As the months progressed and his voice became weaker, it was increasingly difficult to hear the maamorim he was saying. The Tzemach Tzedek recognized this and decided to write out the maamar he was planning to say that Shabbos. By making it available to the chassidim, they were able to make many copies to distribute to the crowd before Shabbos. This way it would be easier for them to follow and understand what he was saying.
In addition, although it was difficult for him to sit up for extended periods of time, he continued accepting chassidim in yechidus. He instructed his gabba’im to bring pillows and place them next to him so they would give him the support he needed to sit up. Always the faithful shepherd, he guided and blessed people in yechidus until his final days.
Sometime around Tishrei of 5626 (1865), the Rebbe the Tzemach Tzedek began to call his son the [Rebbe] Maharash into his room for a few moments every day. In the privacy of his study, he would read to him the Midrash on the possuk, “And Yosef passed away, [as did] all his brothers, and their entire generation. The Midrash says,” concluded the Tzemach Tzedek, “even so, their G-d did not die.”
In his father’s presence, he did not display any emotion. But as soon as the [Rebbe] Maharash entered his adjacent apartment, he would burst into tears. He was no longer able to restrain his grief. He understood all too well to what his father was hinting, [that not only would his father shortly pass away, but that he (the Maharash) would be the one who should continue teaching and spreading the awareness and knowledge of G-dliness (i.e., Chassidus).

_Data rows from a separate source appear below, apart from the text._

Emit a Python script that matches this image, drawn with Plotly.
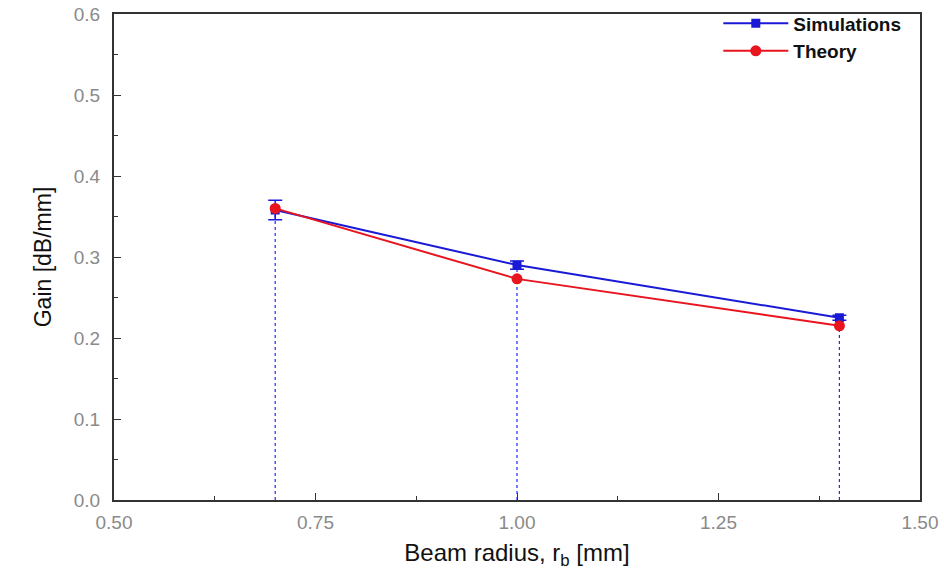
import plotly.graph_objects as go

beam_radius = [0.7, 1.0, 1.4]
sim_gain = [0.358, 0.290, 0.225]
sim_err = [0.012, 0.005, 0.003]
theory_gain = [0.360, 0.273, 0.215]

x_ticks = [0.50, 0.75, 1.00, 1.25, 1.50]
y_ticks = [0.0, 0.1, 0.2, 0.3, 0.4, 0.5, 0.6]

# drop lines from simulation points down to zero
drop_x, drop_y = [], []
for xv, yv in zip(beam_radius, sim_gain):
    drop_x += [xv, xv, None]
    drop_y += [0, yv, None]

fig = go.Figure()
fig.add_trace(go.Scatter(x=drop_x, y=drop_y, mode="lines",
                         line=dict(color="#1f2bff", width=1.2, dash="dot"),
                         showlegend=False, hoverinfo="skip"))
fig.add_trace(go.Scatter(x=beam_radius, y=sim_gain, mode="lines+markers",
                         name="Simulations",
                         line=dict(color="#1a1ad6", width=2),
                         marker=dict(symbol="square", size=9, color="#1a1ad6"),
                         error_y=dict(type="data", array=sim_err, visible=True,
                                      color="#1a1ad6", thickness=1.5, width=7)))
fig.add_trace(go.Scatter(x=beam_radius, y=theory_gain, mode="lines+markers",
                         name="Theory",
                         line=dict(color="#e8141e", width=2),
                         marker=dict(symbol="circle", size=11, color="#e8141e")))

axis_common = dict(showgrid=False, zeroline=False, showline=True,
                   linecolor="#333333", linewidth=2, mirror=True, automargin=False,
                   ticks="inside", ticklen=7, tickcolor="#333333",
                   tickfont=dict(family="Arial, Liberation Sans", size=19, color="#8a8a8a"))

fig.update_xaxes(range=[0.5, 1.5], tickvals=x_ticks,
                 ticktext=[f"{v:.2f}" for v in x_ticks],
                 ticklabelstandoff=4,
                 minor=dict(ticks="inside", ticklen=4, dtick=0.125, tickcolor="#333333"),
                 title=dict(text="Beam radius, r<sub>b</sub> [mm]",
                            font=dict(family="Arial, Liberation Sans", size=24, color="#111111"),
                            standoff=12),
                 **axis_common)
fig.update_yaxes(range=[0, 0.6], tickvals=y_ticks,
                 ticktext=[f"{v:.1f}" for v in y_ticks],
                 ticklabelstandoff=8,
                 minor=dict(ticks="inside", ticklen=4, dtick=0.05, tickcolor="#333333"),
                 title=dict(text="Gain [dB/mm]",
                            font=dict(family="Arial, Liberation Sans", size=23, color="#111111"),
                            standoff=16),
                 **axis_common)

fig.update_layout(
    width=944, height=570,
    margin=dict(l=114, r=24, t=14, b=70, autoexpand=False),
    paper_bgcolor="white", plot_bgcolor="white",
    legend=dict(x=0.983, y=1.02, xanchor="right", yanchor="top",
                bgcolor="rgba(255,255,255,0)", itemwidth=65,
                font=dict(family="Arial, Liberation Sans", size=19, color="#111111",
                          weight="bold"),
                tracegroupgap=0),
)

fig.write_html("out.html")
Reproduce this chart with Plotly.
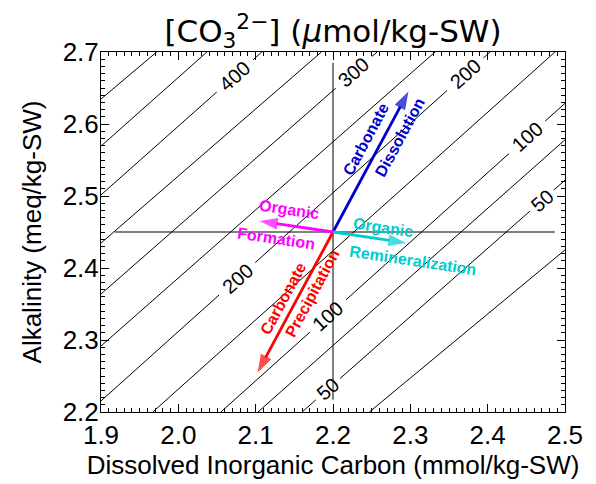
import math
import plotly.graph_objects as go

# ---------------- data ----------------
# [CO3 2-] contour levels (umol/kg-SW) and where each contour crosses Alk = 2.2 and Alk = 2.7
co3_levels = [500, 450, 400, 350, 300, 250, 200, 150, 100, 75, 50, 25]
dic_at_alk_low = [1.421, 1.513, 1.584, 1.648, 1.726, 1.803, 1.884, 1.967, 2.055, 2.103, 2.160, 2.247]
dic_at_alk_high = [1.972, 2.037, 2.108, 2.185, 2.257, 2.332, 2.403, 2.487, 2.574, 2.628, 2.688, 2.809]
alk_low, alk_high = 2.2, 2.7

# contour labels: which level, and DIC position along that contour
label_levels = [400, 300, 200, 100, 50, 200, 100, 50]
label_dic = [2.073, 2.227, 2.371, 2.451, 2.470, 2.076, 2.1935, 2.1935]

# reference cross through the starting water
origin_dic, origin_alk = 2.2, 2.45
cross_dic = [1.918, 2.487]
cross_alk = [2.217, 2.685]

# process vectors (change in DIC, change in Alk)
process_names = ["Carbonate Dissolution", "Carbonate Precipitation",
                 "Organic Formation", "Organic Remineralization"]
delta_dic = [0.10, -0.10, -0.10, 0.10]
delta_alk = [0.20, -0.20, 0.016, -0.016]

# process labels (two lines each, placed beside the arrows); index into the processes
process_label_text = ["Carbonate", "Dissolution", "Carbonate", "Precipitation",
                      "Organic", "Formation", "Organic", "Remineralization"]
process_label_of = [0, 0, 1, 1, 2, 2, 3, 3]
process_label_dic = [2.2427, 2.2867, 2.1353, 2.1741, 2.1431, 2.1263, 2.2647, 2.3035]
process_label_alk = [2.5778, 2.5806, 2.3583, 2.3653, 2.4806, 2.4403, 2.4569, 2.4111]

x_ticks = [1.9, 2.0, 2.1, 2.2, 2.3, 2.4, 2.5]
x_tick_text = ["1.9", "2.0", "2.1", "2.2", "2.3", "2.4", "2.5"]
y_ticks = [2.2, 2.3, 2.4, 2.5, 2.6, 2.7]
y_tick_text = ["2.2", "2.3", "2.4", "2.5", "2.6", "2.7"]
x_range = [1.9, 2.5]
y_range = [2.2, 2.7]

# ---------------- style ----------------
# the page body keeps the browser's 8px margin, so the figure is 8px smaller
W, H = 588, 476
M = dict(l=93, r=31, t=44, b=72)
FONT = "Liberation Sans, Arial, sans-serif"
process_colors = ["#0000cd", "#ff0000", "#ff00ff", "#00cdcd"]

plot_w = W - M["l"] - M["r"]
plot_h = H - M["t"] - M["b"]
px_per_dic = plot_w / (x_range[1] - x_range[0])
px_per_alk = plot_h / (y_range[1] - y_range[0])

fig = go.Figure()

# contour lines with gaps where labels sit
cx, cy = [], []
labels = []  # (text, x, y, angle)
for lev, lo, hi in zip(co3_levels, dic_at_alk_low, dic_at_alk_high):
    slope = (alk_high - alk_low) / (hi - lo)

    def alk_on(d):
        return alk_low + (d - lo) * slope

    gaps = []
    for ll, ld in zip(label_levels, label_dic):
        if ll == lev:
            half = 0.0078 * len(str(ll))
            gaps.append((ld - half, ld + half))
            ang = -math.degrees(math.atan(slope * px_per_alk / px_per_dic))
            labels.append((str(ll), ld, alk_on(ld), ang))
    gaps.sort()
    start = lo
    for g0, g1 in gaps:
        cx += [start, g0, None]
        cy += [alk_on(start), alk_on(g0), None]
        start = g1
    cx += [start, hi, None]
    cy += [alk_on(start), alk_on(hi), None]

fig.add_trace(go.Scatter(x=cx, y=cy, mode="lines", line=dict(color="black", width=1),
                         hoverinfo="skip", showlegend=False))

# cross lines
fig.add_trace(go.Scatter(x=cross_dic, y=[origin_alk, origin_alk], mode="lines",
                         line=dict(color="black", width=1), showlegend=False, hoverinfo="skip"))
fig.add_trace(go.Scatter(x=[origin_dic, origin_dic], y=cross_alk, mode="lines",
                         line=dict(color="black", width=1), showlegend=False, hoverinfo="skip"))

# process arrows
for name, ddic, dalk, col in zip(process_names, delta_dic, delta_alk, process_colors):
    fig.add_trace(go.Scatter(
        x=[origin_dic, origin_dic + ddic], y=[origin_alk, origin_alk + dalk],
        mode="lines+markers", name=name, showlegend=False,
        line=dict(color=col, width=2.8),
        marker=dict(symbol="arrow", size=[0, 19], angleref="previous", color=col,
                    standoff=4, line=dict(width=0)),
    ))

annotations = []
for txt, lx, ly, ang in labels:
    annotations.append(dict(x=lx, y=ly, xref="x", yref="y", text=txt, showarrow=False,
                            textangle=ang, font=dict(family=FONT, size=20, color="black")))
for t, k, lx, ly in zip(process_label_text, process_label_of, process_label_dic, process_label_alk):
    ang = -math.degrees(math.atan((delta_alk[k] * px_per_alk) / (delta_dic[k] * px_per_dic)))
    annotations.append(dict(x=lx, y=ly, xref="x", yref="y", text="<b>%s</b>" % t, showarrow=False,
                            textangle=ang, font=dict(family=FONT, size=16, color=process_colors[k])))

axis_common = dict(
    showgrid=False, zeroline=False, showline=True, linecolor="black", linewidth=1,
    mirror="allticks", ticks="inside", ticklen=8, tickcolor="black", tickwidth=1,
    tickfont=dict(family=FONT, size=26, color="black"), automargin=False,
    minor=dict(ticks="inside", ticklen=4, tickcolor="black", dtick=0.01, showgrid=False),
)

fig.update_layout(
    width=W, height=H, margin=M,
    paper_bgcolor="white", plot_bgcolor="white",
    title=dict(text="[CO<sub>3</sub><sup>2−</sup>] (<i>μ</i>mol/kg-SW)",
               x=(M["l"] + plot_w / 2) / W, xanchor="center", xref="container",
               y=1 - 23 / H, yanchor="middle", yref="container", automargin=False,
               font=dict(family="DejaVu Sans", size=31, color="black")),
    xaxis=dict(range=x_range, tickvals=x_ticks, ticktext=x_tick_text,
               title=dict(text="Dissolved Inorganic Carbon (mmol/kg-SW)",
                          font=dict(family=FONT, size=26, color="black"), standoff=0),
               ticklabelstandoff=0, **axis_common),
    yaxis=dict(range=y_range, tickvals=y_ticks, ticktext=y_tick_text,
               title=dict(text="Alkalinity (meq/kg-SW)",
                          font=dict(family=FONT, size=26, color="black"), standoff=13),
               ticklabelstandoff=-4, **axis_common),
    annotations=annotations,
    showlegend=False,
)

fig.write_html("out.html")
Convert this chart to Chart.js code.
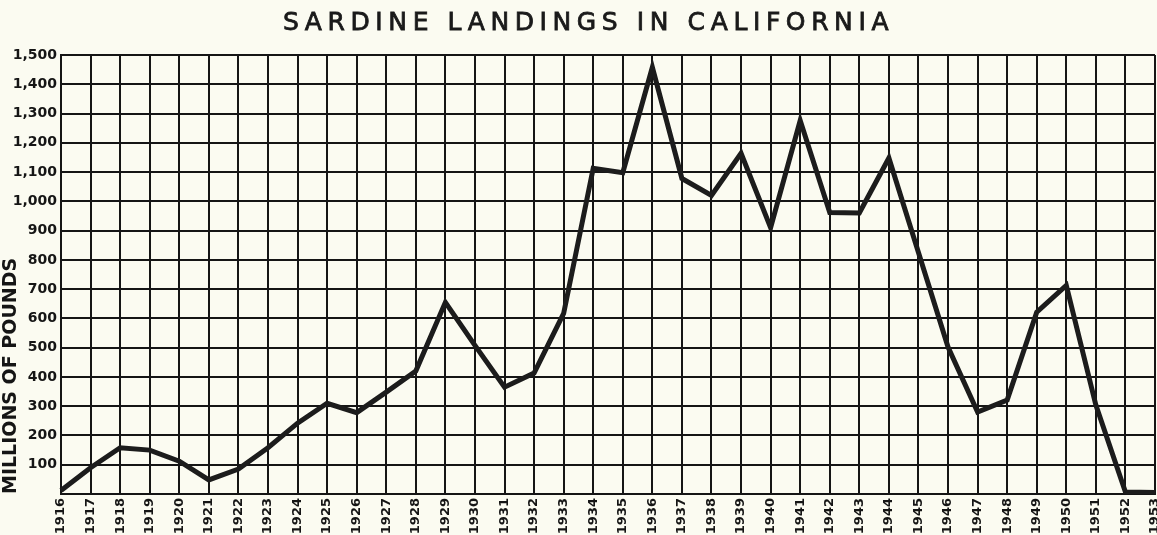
<!DOCTYPE html>
<html>
<head>
<meta charset="utf-8">
<script src="https://cdn.jsdelivr.net/npm/chart.js@4/dist/chart.umd.min.js"></script>
<style>
  html, body { margin: 0; padding: 0; background: #fbfbf1; }
  #wrap { position: relative; width: 1157px; height: 535px; }
  #title { position: absolute; left: 10px; top: 7px; width: 1157px; text-align: center;
           font-family: "DejaVu Sans", sans-serif; font-size: 25px; letter-spacing: 5.6px;
           color: #1a1a1a; font-weight: normal; -webkit-text-stroke: 0.8px #1a1a1a; }
  canvas { position: absolute; left: 0; top: 0; }
</style>
</head>
<body>
<div id="wrap">
  <canvas id="c" width="1157" height="535"></canvas>
  <div id="title">SARDINE LANDINGS IN CALIFORNIA</div>
</div>
<script>
const years = ['1916','1917','1918','1919','1920','1921','1922','1923','1924','1925','1926','1927','1928','1929','1930','1931','1932','1933','1934','1935','1936','1937','1938','1939','1940','1941','1942','1943','1944','1945','1946','1947','1948','1949','1950','1951','1952','1953'];
const landings = [12, 90, 158, 150, 112, 48, 85, 158, 242, 310, 278, 348, 420, 655, 508, 365, 413, 617, 1113, 1098, 1458, 1078, 1020, 1164, 910, 1276, 962, 960, 1148, 825, 502, 280, 321, 621, 713, 304, 7, 5];
const yTickValues = [100,200,300,400,500,600,700,800,900,1000,1100,1200,1300,1400,1500];
const yTickLabels = ['100','200','300','400','500','600','700','800','900','1,000','1,100','1,200','1,300','1,400','1,500'];

new Chart(document.getElementById('c'), {
  type: 'line',
  data: {
    labels: years,
    datasets: [{
      data: landings,
      borderColor: '#1c1c1c',
      borderWidth: 5,
      pointRadius: 0,
      tension: 0,
      fill: false,
      borderJoinStyle: 'miter'
    }]
  },
  options: {
    responsive: false,
    animation: false,
    layout: { padding: { top: 55, right: 2, left: 0, bottom: 0 } },
    plugins: { legend: { display: false }, tooltip: { enabled: false } },
    scales: {
      x: {
        offset: false,
        grid: { color: '#151515', lineWidth: 2, drawTicks: false },
        border: { color: '#151515', width: 2 },
        ticks: {
          color: '#151515', autoSkip: false, maxRotation: 90, minRotation: 90, padding: 4,
          font: { family: 'DejaVu Sans', size: 13, weight: 'bold' }
        },
        afterFit: (s) => { s.height = 41; s.paddingLeft = 0; s.paddingRight = 0; }
      },
      y: {
        min: 0, max: 1500,
        afterBuildTicks: (s) => { s.ticks = yTickValues.map(v => ({ value: v })); },
        grid: { color: '#151515', lineWidth: 2, drawTicks: false },
        border: { color: '#151515', width: 2 },
        ticks: {
          color: '#151515', padding: 4,
          font: { family: 'DejaVu Sans', size: 14, weight: 'bold' },
          callback: (v) => { const i = yTickValues.indexOf(v); return i >= 0 ? yTickLabels[i] : ''; }
        },
        title: {
          display: true, text: 'MILLIONS OF POUNDS', align: 'start', color: '#151515',
          font: { family: 'DejaVu Sans', size: 19, weight: 'bold' }, padding: { top: 0, bottom: 0 }
        },
        afterFit: (s) => { s.width = 61; s.paddingTop = 0; s.paddingBottom = 0; }
      }
    }
  }
});
</script>
</body>
</html>
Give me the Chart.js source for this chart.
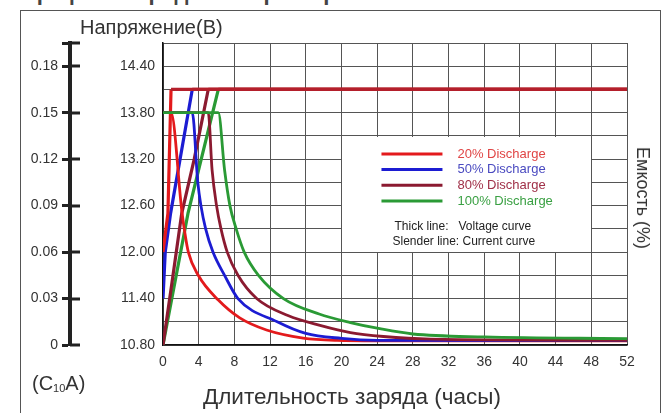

Around that time, the Tzemach Tzedek wrote him a note instructing him to say his own Chassidus in Lubavitch and added, “The chassidim will listen to you just as they listened to me.” While all the sons were instructed to say Chassidus when they traveled to other cities and could have said their original thoughts then, no one was given permission to say his own Chassidus in Lubavitch until now. They would merely review the maamar their father had said and add an explanation when they realized that those listening did not understand it.
The Tzemach Tzedek also wrote his tzavaah (Will) sometime during this time period. One of the things he stipulated is that after his histalkus, no one should move into his house or use any of the rooms for their personal use, instructing that the entire house be utilized for a shul or study hall.
The chossid Reb Zalman Ber, a sofer from the city of Beshenkovitz, was the last person to merit having a yechidus with the Rebbe the Tzemach Tzedek. It was on Tuesday evening, Yud-Alef Nissan. He relates what happened during those final days.
As I left the Rebbe’s yechidus room, I heard someone saying that the Rebbe was not feeling well. The doctor was called and came immediately. After examining him, he said that the Rebbe’s situation was stable. There was no reason for alarm as the Rebbe’s health had not deteriorated since [the doctor] had last seen him some time before.
However, the following morning, when the chassidim saw that his health had not improved, they were concerned. They decided to recite Tehillim the entire day and added the name Meir to the Rebbe’s name.
That evening they noticed a slight improvement in the Rebbe’s condition. This raised their hopes that the Rebbe was recovering. But as the night progressed, they realized that they were mistaken.
At 12:37 early Thursday morning, Yud- Gimmel Nissan 5626 (1866), the Rebbe the Tzemach Tzedek was nistalek at the age of 77 and was interred that day in Lubavitch.